# 5 cylinder air motor



## stevehuckss396 (Jan 11, 2010)

After watching along with a few of these compressed air motor builds, I decided I wanted to make another one. This one doesn't have a name but it was designed by a local fellow here in michigan. The metal club I belong to is going to start a team build of this motor in a few days.

I decided to build it 1/3rd scale. I have all the pieces made and now i need to disassemble it and give it a final polish and fire it up!! When I get her going I'll post some final pictures and a video.


----------



## cfellows (Jan 11, 2010)

Great build, up to your usual high standards, I see! That's a rotary engine, right?

Chuck


----------



## stevehuckss396 (Jan 11, 2010)

cfellows  said:
			
		

> That's a rotary engine, right?



Yep! Thats one of the reasons I bought the plans. Think the Rotary's are cool!


----------



## Davyboy (Jan 11, 2010)

Steve, that's a great looking project, first-rate work. I saw something very similar at NAMES a few years back. Now I regret not buyng the plans set when I was there. It's a mystery to me how those rotary engines work.

DB


----------



## stevehuckss396 (Jan 11, 2010)

Davyboy  said:
			
		

> I saw something very similar at NAMES a few years back. Now I regret not buyng the plans set when I was there.



I think the plans were only $15. Couldn't pass it up.


----------



## Powder keg (Jan 11, 2010)

That looks pretty Awesome!!!


----------



## rake60 (Jan 12, 2010)

Beautiful looking parts Steve! :bow:

I am looking forward to the follow up posts on this one.

Rick


----------



## stevehuckss396 (Jan 14, 2010)

The assembly is complete. I just need to make a fitting to get some air in there and see if it runs. I also think the 2 screws in the rear of the mount need to be swapped with some stainless screws.


----------



## vlmarshall (Jan 14, 2010)

Oh yeah, I can't wait to see this one running. ;D


----------



## Metal Butcher (Jan 14, 2010)

Beautiful build Steve! Congratulations on you successful build. :bow: :bow: 
You have the ability (and the eyesight) to take a small engine and build it even smaller than I could ever imagine building one. I remember 'trying' to look at the tiny pieces parts on your table at NAMES and being astonished. 

I would love to try building one myself. Although, I may have to double its size so I can see what I'm doing.

Where can I get the plans?

-MB


----------



## hobby (Jan 14, 2010)

Beautiful work.

When you said "give it a polish" you weren't kidding.

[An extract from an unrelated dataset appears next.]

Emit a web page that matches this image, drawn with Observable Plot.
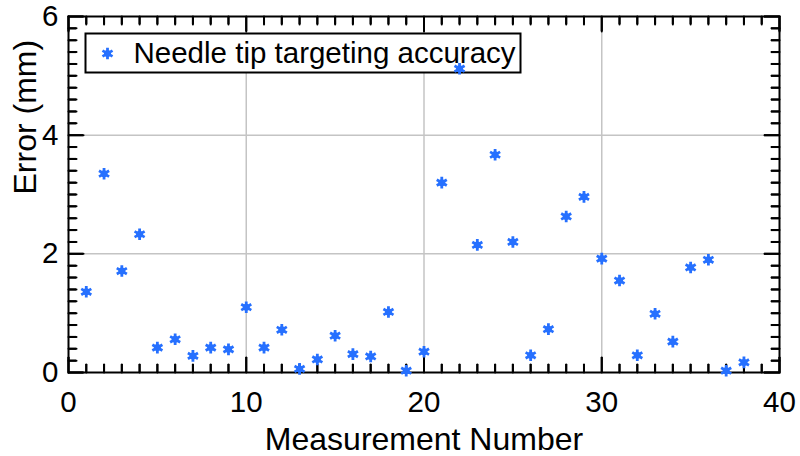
<!DOCTYPE html>
<html><head><meta charset="utf-8">
<script src="https://cdn.jsdelivr.net/npm/d3@7"></script>
<script src="https://cdn.jsdelivr.net/npm/@observablehq/plot@0.6"></script>
<style>
body{margin:0;background:#fff}
#chart svg{font-family:Arial,"Liberation Sans",sans-serif;background:#fff}
</style>
</head><body><div id="chart"></div>
<script>
const measurement = [1,2,3,4,5,6,7,8,9,10,11,12,13,14,15,16,17,18,19,20,21,22,23,24,25,26,27,28,29,30,31,32,33,34,35,36,37,38];
const errorMm = [1.36,3.35,1.71,2.33,0.42,0.56,0.28,0.42,0.39,1.10,0.42,0.72,0.06,0.22,0.62,0.31,0.27,1.02,0.03,0.35,3.20,5.12,2.15,3.67,2.20,0.29,0.73,2.63,2.96,1.92,1.55,0.29,0.99,0.52,1.77,1.90,0.03,0.17];
const xMajorTicks = [0,10,20,30,40];
const yMajorTicks = [0,2,4,6];
const xGrid = [10,20,30];
const yGrid = [2,4];
const seriesName = "Needle tip targeting accuracy";
const xLabel = "Measurement Number";
const yLabel = "Error (mm)";

const xMinor = d3.range(0, 41, 1).filter(v => v % 10 !== 0);
const yMinor = d3.range(0, 31, 1).map(v => v / 5).filter(v => Math.abs(v / 2 - Math.round(v / 2)) > 1e-6);
const data = measurement.map((m, i) => ({m, e: errorMm[i]}));
const blue = "#2670ff";
const fs = 29.5;

const W = 800, H = 456, mL = 68, mR = 21, mT = 16, mB = 84;
const pw = W - mL - mR, ph = H - mT - mB;
const minorLen = 8, majorLen = 15;
const tickStyle = {stroke: "#000", strokeWidth: 2};
const tickShape = {draw(context, l) { context.moveTo(0, 0); context.lineTo(0, -l); }};
const vt = (vals, ch, frameAnchor, rotate, length) =>
  Plot.vector(vals, {[ch]: d => d, frameAnchor, rotate, length, anchor: "start", shape: tickShape, ...tickStyle});

const chart = Plot.plot({
  width: W, height: H,
  marginLeft: mL, marginRight: mR, marginTop: mT, marginBottom: mB,
  x: {domain: [0, 40]},
  y: {domain: [0, 6]},
  marks: [
    Plot.gridX(xGrid, {stroke: "#c4c4c4", strokeOpacity: 1, strokeWidth: 1.5}),
    Plot.gridY(yGrid, {stroke: "#c4c4c4", strokeOpacity: 1, strokeWidth: 1.5}),
    // tick labels
    Plot.axisX(xMajorTicks, {anchor: "bottom", tickSize: 0, tickPadding: 19, fontSize: fs, label: null, tickFormat: d => String(d)}),
    Plot.axisY(yMajorTicks, {anchor: "left", tickSize: 0, tickPadding: 10, fontSize: fs, label: null, tickFormat: d => String(d)}),
    // inward ticks (lines)
    Plot.ruleX(xMajorTicks, {x: d => d, insetTop: ph - majorLen, ...tickStyle}),
    Plot.ruleX(xMinor, {x: d => d, insetTop: ph - minorLen, ...tickStyle}),
    Plot.ruleX(xMajorTicks, {x: d => d, insetBottom: ph - majorLen, ...tickStyle}),
    Plot.ruleX(xMinor, {x: d => d, insetBottom: ph - minorLen, ...tickStyle}),
    Plot.ruleY(yMajorTicks, {y: d => d, insetRight: pw - majorLen, ...tickStyle}),
    Plot.ruleY(yMinor, {y: d => d, insetRight: pw - minorLen, ...tickStyle}),
    Plot.ruleY(yMajorTicks, {y: d => d, insetLeft: pw - majorLen, ...tickStyle}),
    Plot.ruleY(yMinor, {y: d => d, insetLeft: pw - minorLen, ...tickStyle}),
    // inward ticks (paths)
    vt(xMajorTicks, "x", "bottom", 0, majorLen),
    vt(xMinor, "x", "bottom", 0, minorLen),
    vt(xMajorTicks, "x", "top", 180, majorLen),
    vt(xMinor, "x", "top", 180, minorLen),
    vt(yMajorTicks, "y", "left", 90, majorLen),
    vt(yMinor, "y", "left", 90, minorLen),
    vt(yMajorTicks, "y", "right", -90, majorLen),
    vt(yMinor, "y", "right", -90, minorLen),
    Plot.frame({stroke: "#000", strokeWidth: 2}),
    // axis titles
    Plot.text([xLabel], {frameAnchor: "bottom", dy: 67, lineAnchor: "middle", fontSize: 32, fill: "#000"}),
    Plot.text([yLabel], {frameAnchor: "left", dx: -43, rotate: -90, lineAnchor: "middle", fontSize: 32, fill: "#000"}),
    // legend
    Plot.frame({insetLeft: 17, insetTop: 17, insetRight: 259, insetBottom: 300, fill: "#fff", stroke: "#000", strokeWidth: 2}),
    Plot.dot([seriesName], {frameAnchor: "top-left", dx: 39, dy: 37, r: 3.5, fill: blue, stroke: "none"}),
    Plot.dot([seriesName], {frameAnchor: "top-left", dx: 39, dy: 37, symbol: "asterisk", r: 5.5, stroke: blue, strokeWidth: 2.8}),
    Plot.text([seriesName], {frameAnchor: "top-left", dx: 65, dy: 37, textAnchor: "start", lineAnchor: "middle", fontSize: fs, fill: "#000"}),
    // data
    Plot.dot(data, {x: "m", y: "e", r: 3.5, fill: blue, stroke: "none"}),
    Plot.dot(data, {x: "m", y: "e", symbol: "asterisk", r: 5.5, stroke: blue, strokeWidth: 2.8})
  ]
});
document.getElementById("chart").appendChild(chart);
</script>
</body></html>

That's a well polished looking engine, like mirror finish.

Excellent craftsmanship.


----------



## Metal Butcher (Jan 14, 2010)

Steve, can you describe or provide a basic sketch of how the valving works?

It looks like the tubes that go to the tops of the cylinders are for both intake and exaust. Or are they just for intake, and the cylinders exhaust through drilled ports on the cylinders when they reach the bottom of their stroke?

-MB


----------



## stevehuckss396 (Jan 14, 2010)

Metal Butcher  said:
			
		

> I would love to try building one myself. Although, I may have to double its size so I can see what I'm doing.
> 
> Where can I get the plans?




The engine is not small at all. The crankcase requires a 3-1/2 inch piece of round bar and the 
cylinders are 2 inch. The engine stands about 9-1/2 inches tall. Even in 1/2 scale it would still be a managable size.

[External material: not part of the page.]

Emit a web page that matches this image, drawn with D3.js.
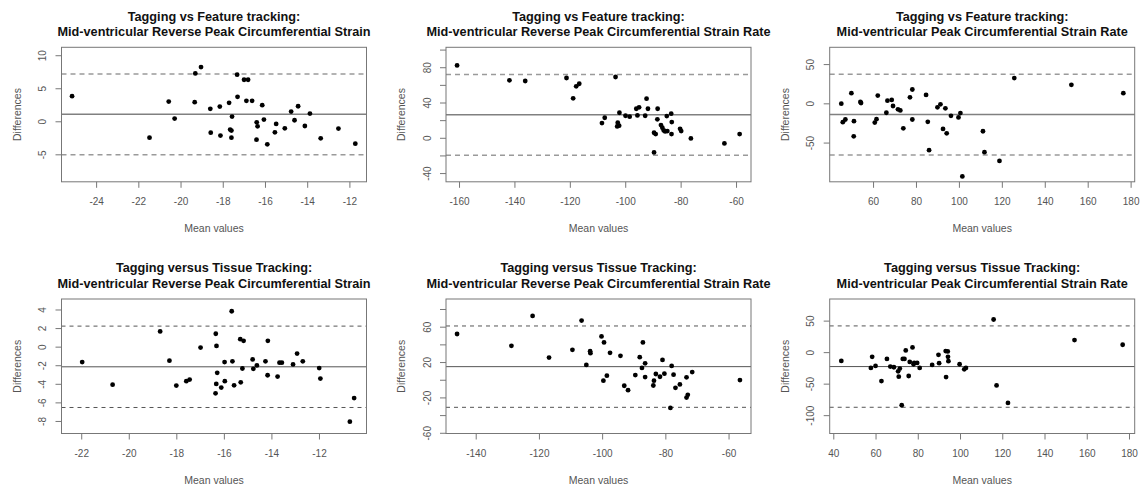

The plans were purchased at the NAMES show in 08 from Scott LaBombard. He is the guy that won the sherline contest with that highly polished eliptical in brass. 

I


----------



## stevehuckss396 (Jan 14, 2010)

It is very simple to show but very hard to explain. There is a transfer of air between the crankcase and the crankcase support from 30 to 90 degrees in the rotation that forces the engine to rotate. The air is then forced out of the cylinder thru the same tube from 270 to 330 degrees as the piston returns to TDC.

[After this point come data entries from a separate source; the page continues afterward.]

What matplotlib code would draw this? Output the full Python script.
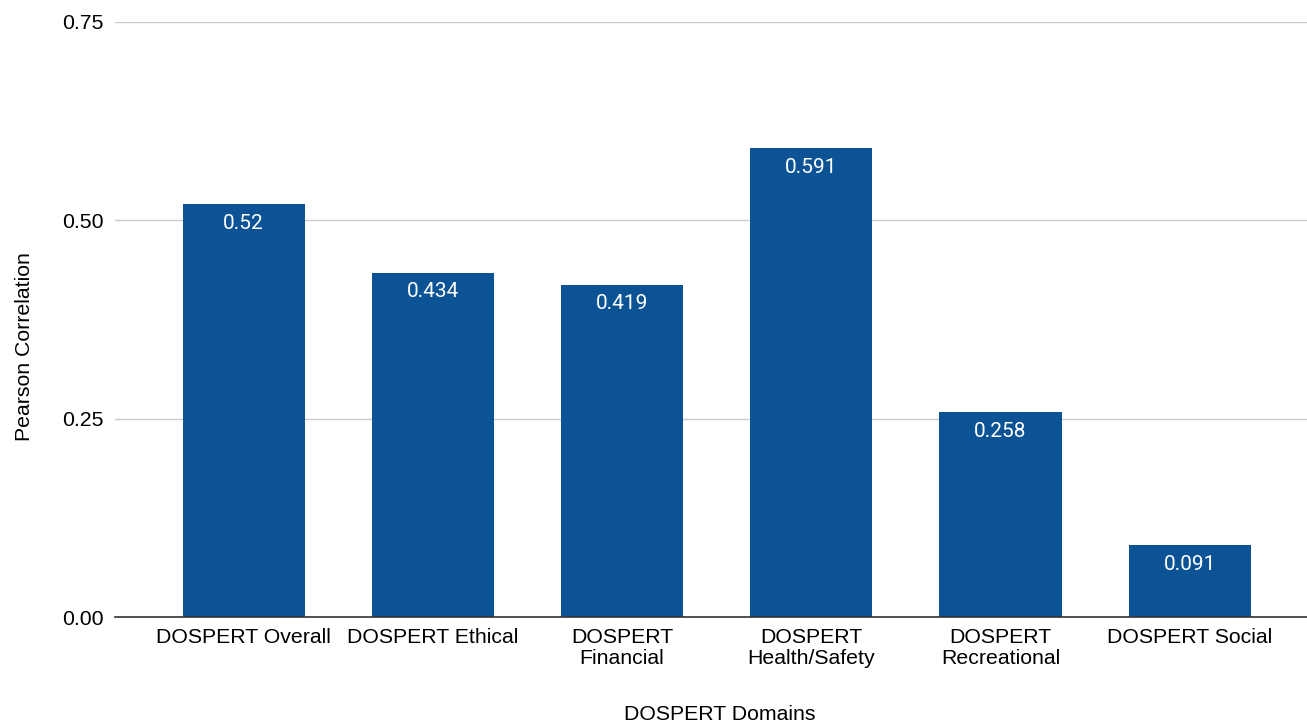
import numpy as np
import matplotlib.pyplot as plt

categories = ['DOSPERT Overall', 'DOSPERT Ethical', 'DOSPERT\nFinancial',
              'DOSPERT\nHealth/Safety', 'DOSPERT\nRecreational', 'DOSPERT Social']
values = [0.52, 0.434, 0.419, 0.591, 0.258, 0.091]
value_labels = ['0.52', '0.434', '0.419', '0.591', '0.258', '0.091']
yticks = [0.0, 0.25, 0.5, 0.75]

bar_color = '#0b5394'

plt.rcParams['font.family'] = ['Liberation Sans', 'DejaVu Sans']

fig = plt.figure(figsize=(13.07, 7.26), dpi=100)
ax = fig.add_axes([0.088, 0.150, 0.912, 0.820])

x = np.arange(len(categories))
bars = ax.bar(x, values, width=0.645, color=bar_color, zorder=3)

for b, lab in zip(bars, value_labels):
    ax.annotate(lab, (b.get_x() + b.get_width() / 2, b.get_height()),
                xytext=(0, -7), textcoords='offset points',
                ha='center', va='top', color='white', fontsize=15,
                family=['Roboto', 'DejaVu Sans'], zorder=4)

ax.set_xlim(-0.68, 5.62)
ax.set_ylim(0, 0.75)
ax.set_yticks(yticks)
ax.set_yticklabels(['%.2f' % t for t in yticks])
ax.set_xticks(x)
ax.set_xticklabels(categories, fontsize=15.3, linespacing=1.12)
ax.tick_params(axis='y', labelsize=15.3, length=0, pad=8)
ax.tick_params(axis='x', length=0, pad=8)

ax.grid(axis='y', color='#cccccc', linewidth=1, zorder=0)
for s in ['top', 'right', 'left']:
    ax.spines[s].set_visible(False)
ax.spines['bottom'].set_color('#333333')
ax.spines['bottom'].set_linewidth(1.2)
ax.spines['bottom'].set_zorder(5)

ax.set_xlabel('DOSPERT Domains', fontsize=15.3)
ax.xaxis.set_label_coords(0.507, -0.148)
ax.set_ylabel('Pearson Correlation', fontsize=15.3)
ax.yaxis.set_label_coords(-0.068, 0.455)

plt.savefig('out.png', dpi=100)
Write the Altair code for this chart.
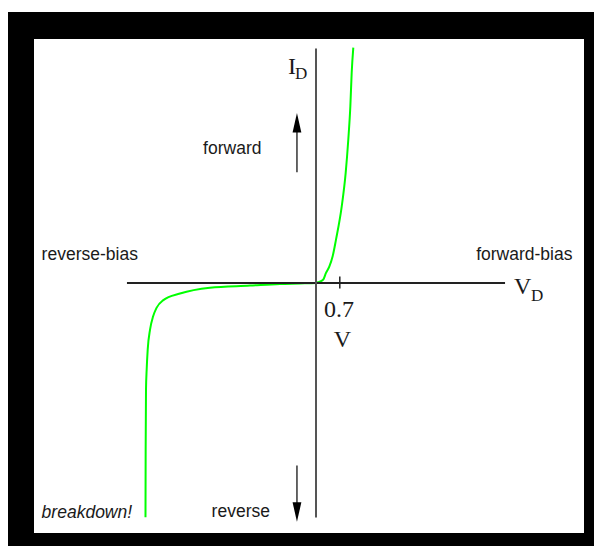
import altair as alt
import pandas as pd

# Diode I-V characteristic (V in volts, I in arbitrary units)
curve_v = [-5.015, -5.01, -5.0, -4.98, -4.95, -4.88, -4.79, -4.69, -4.49, -4.0,
           -3.12, -1.94, -1.06, -0.47, 0.0, 0.06, 0.215, 0.294, 0.391, 0.49,
           0.588, 0.756, 0.873, 0.95, 1.01, 1.05, 1.097]
curve_i = [-9.99, -7.10, -4.54, -3.69, -2.84, -1.98, -1.42, -1.06, -0.73, -0.45,
           -0.20, -0.11, -0.04, -0.02, 0.0, 0.03, 0.15, 0.43, 0.70, 1.14,
           1.85, 3.26, 4.70, 6.12, 7.54, 8.98, 10.04]

axis_v_span = [-5.56, 5.56]
axis_i_span = [-10.0, 10.0]
knee_voltage = 0.7

side_labels = ["reverse-bias", "forward-bias", "forward", "reverse"]
side_x = [-8.07, 4.71, -3.32, -3.07]
side_y = [0.97, 1.0, 5.52, -9.99]

curve_df = pd.DataFrame({"V": curve_v, "I": curve_i})

W, H = 586, 534
X_DOMAIN = [-308 / 34, (W - 308) / 34]
Y_DOMAIN = [-(H - 271) / 23.45, 271 / 23.45]

xs = alt.Scale(domain=X_DOMAIN, nice=False, zero=False)
ys = alt.Scale(domain=Y_DOMAIN, nice=False, zero=False)

SANS = "Liberation Sans"
SERIF = "Liberation Serif"
TXT = "#1a1a1a"

one = pd.DataFrame({"a": [0]})

white_panel = alt.Chart(one).mark_rect(color="white").encode(
    x=alt.value(26), x2=alt.value(576), y=alt.value(27), y2=alt.value(521)
)

h_axis = alt.Chart(one).mark_rule(color="#222", strokeWidth=2).encode(
    x=alt.datum(axis_v_span[0], scale=xs, axis=None),
    x2=alt.datum(axis_v_span[1]),
    y=alt.datum(0, scale=ys, axis=None),
)
v_axis = alt.Chart(one).mark_rule(color="#555", strokeWidth=2).encode(
    x=alt.datum(0),
    y=alt.datum(axis_i_span[0]),
    y2=alt.datum(axis_i_span[1]),
)
tick = alt.Chart(one).mark_rule(color="#222", strokeWidth=1.5).encode(
    x=alt.datum(knee_voltage),
    y=alt.datum(-0.23),
    y2=alt.datum(0.28),
)

curve = alt.Chart(curve_df).mark_line(
    color="#00ff00", strokeWidth=2, interpolate="monotone"
).encode(
    x=alt.X("V:Q", scale=xs, axis=None),
    y=alt.Y("I:Q", scale=ys, axis=None),
    order="V:Q",
)

# arrows
up_shaft = alt.Chart(one).mark_rule(color="black", strokeWidth=1.2).encode(
    x=alt.datum(-0.56), y=alt.datum(4.72), y2=alt.datum(6.8)
)
up_head = alt.Chart(one).mark_point(
    shape="M0,-1L0.45,1L-0.45,1Z", filled=True, color="black", opacity=1, size=380
).encode(x=alt.datum(-0.56), y=alt.datum(6.83))
down_shaft = alt.Chart(one).mark_rule(color="black", strokeWidth=1.2).encode(
    x=alt.datum(-0.56), y=alt.datum(-7.78), y2=alt.datum(-9.7)
)
down_head = alt.Chart(one).mark_point(
    shape="M0,1L0.45,-1L-0.45,-1Z", filled=True, color="black", opacity=1, size=380
).encode(x=alt.datum(-0.56), y=alt.datum(-9.77))

labels_df = pd.DataFrame({"t": side_labels, "x": side_x, "y": side_y})
side_text = alt.Chart(labels_df).mark_text(
    font=SANS, fontSize=17.5, align="left", baseline="alphabetic", color=TXT
).encode(x="x:Q", y="y:Q", text="t:N")

breakdown = alt.Chart(one).mark_text(
    font=SANS, fontSize=17.5, fontStyle="italic", align="left", baseline="alphabetic", color=TXT
).encode(x=alt.datum(-8.07), y=alt.datum(-10.0), text=alt.value("breakdown!"))

def serif(txt, x, y, size, align="left"):
    return alt.Chart(one).mark_text(
        font=SERIF, fontSize=size, align=align, baseline="alphabetic", color=TXT
    ).encode(x=alt.datum(x), y=alt.datum(y), text=alt.value(txt))

i_main = serif("I", -0.82, 8.93, 24)
i_sub = serif("D", -0.62, 8.68, 17)
v_main = serif("V", 5.82, -0.49, 24)
v_sub = serif("D", 6.32, -0.75, 17)
knee_num = serif("0.7", 0.676, -1.47, 24, "center")
knee_unit = serif("V", 0.78, -2.71, 24, "center")

chart = alt.layer(
    white_panel, curve, h_axis, v_axis, tick,
    up_shaft, up_head, down_shaft, down_head,
    side_text, breakdown, i_main, i_sub, v_main, v_sub, knee_num, knee_unit,
).properties(
    width=W, height=H,
    padding={"left": 0, "top": 4, "right": 0, "bottom": 0},
    autosize="none",
    background="white",
).configure_view(fill="black", stroke=None)

chart.save("out.html", embed_options={"renderer": "svg", "actions": False})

The intake and exhaust is ported thru the crankcase support.


----------



## stevehuckss396 (Jan 14, 2010)

hobby  said:
			
		

> When you said "give it a polish" you weren't kidding.



Thanks Hobby. 

Believe it or not that is just what i consider a "standard" polish. I could spend alot more time and do a "show" polish. Most people cant tell the difference, but a show polish removes every imperfection before polishing. I just made all the divots and bumps shiny also and you really need to look hard to see them.


----------



## ksouers (Jan 14, 2010)

Damn, Steve, that sure is shiny!

I almost expected to see red tuck-and-rolled leather on the base ;D

Very nice.


----------



## stevehuckss396 (Jan 15, 2010)

cfellows  said:
			
		

> Great build, up to your usual high standards, I see! That's a rotary engine, right?
> 
> Chuck



Thanks Mr. Fellows. It was seeing the build of your opposed 4 that pushed me over the edge and made me want to do this. I just love these little air motors. I would like to do something like yours some day. 1/4 scale of course!!


----------



## cobra428 (Jan 15, 2010)

steve,
Very Nice!! Spend a lot of time at the buffing wheel didn't we! :big: Beautiful Job

Tony


----------



## stevehuckss396 (Jan 15, 2010)

cobra428  said:
			
		

> steve,
> Very Nice!! Spend a lot of time at the buffing wheel didn't we! :big: Beautiful Job
> 
> Tony



No big deal. You are going to do the same to the Whittle right?


----------



## stevehuckss396 (Jan 16, 2010)

Something is still a little out of wack but it took off when the air was applied. Need to take it apart and find out what is making the funny noise.


[ame]http://www.youtube.com/watch?v=uzJedPyiqcM[/ame]


----------



## cfellows (Jan 16, 2010)

Great running and sounding engine. Very nice build.

Chuck


----------



## SAM in LA (Jan 16, 2010)

Every time I visit, I see incredible work.

Someday I'll have one to show off.

One thing that I have noticed when the engines are run is that they are not fastened to the table. I always worry that someone is going to lose a finger trying to move a running engine.

Safety First.


----------



## stevehuckss396 (Jan 16, 2010)

cfellows  said:
			
		

> Great running and sounding engine. Very nice build.
> 
> Chuck



Thank you!

I hope to see a video of your running soon.


----------



## stevehuckss396 (Jan 16, 2010)

SAM in LA  said:
			
		

> One thing that I have noticed when the engines are run is that they are not fastened to the table. I always worry that someone is going to lose a finger trying to move a running engine.



That's part of the fun! Just kidding!

The little thing has alot more torque than i expected but there are no sharp edges. I can touch it when running and not get hurt.


----------



## deere_x475guy (Jan 16, 2010)

Nice work Steve, and sounds good to me. How much of this was done with your CNC? I am still hoping to have CNC in my shop.


----------



## stevehuckss396 (Jan 16, 2010)

deere_x475guy  said:
			
		

> How much of this was done with your CNC?



I did the rods, master rod, and the crankcase. I rotated the block by hand and the mill made all the cuts.


----------



## eskimobob (Jan 18, 2010)

Beautiful :bow:


----------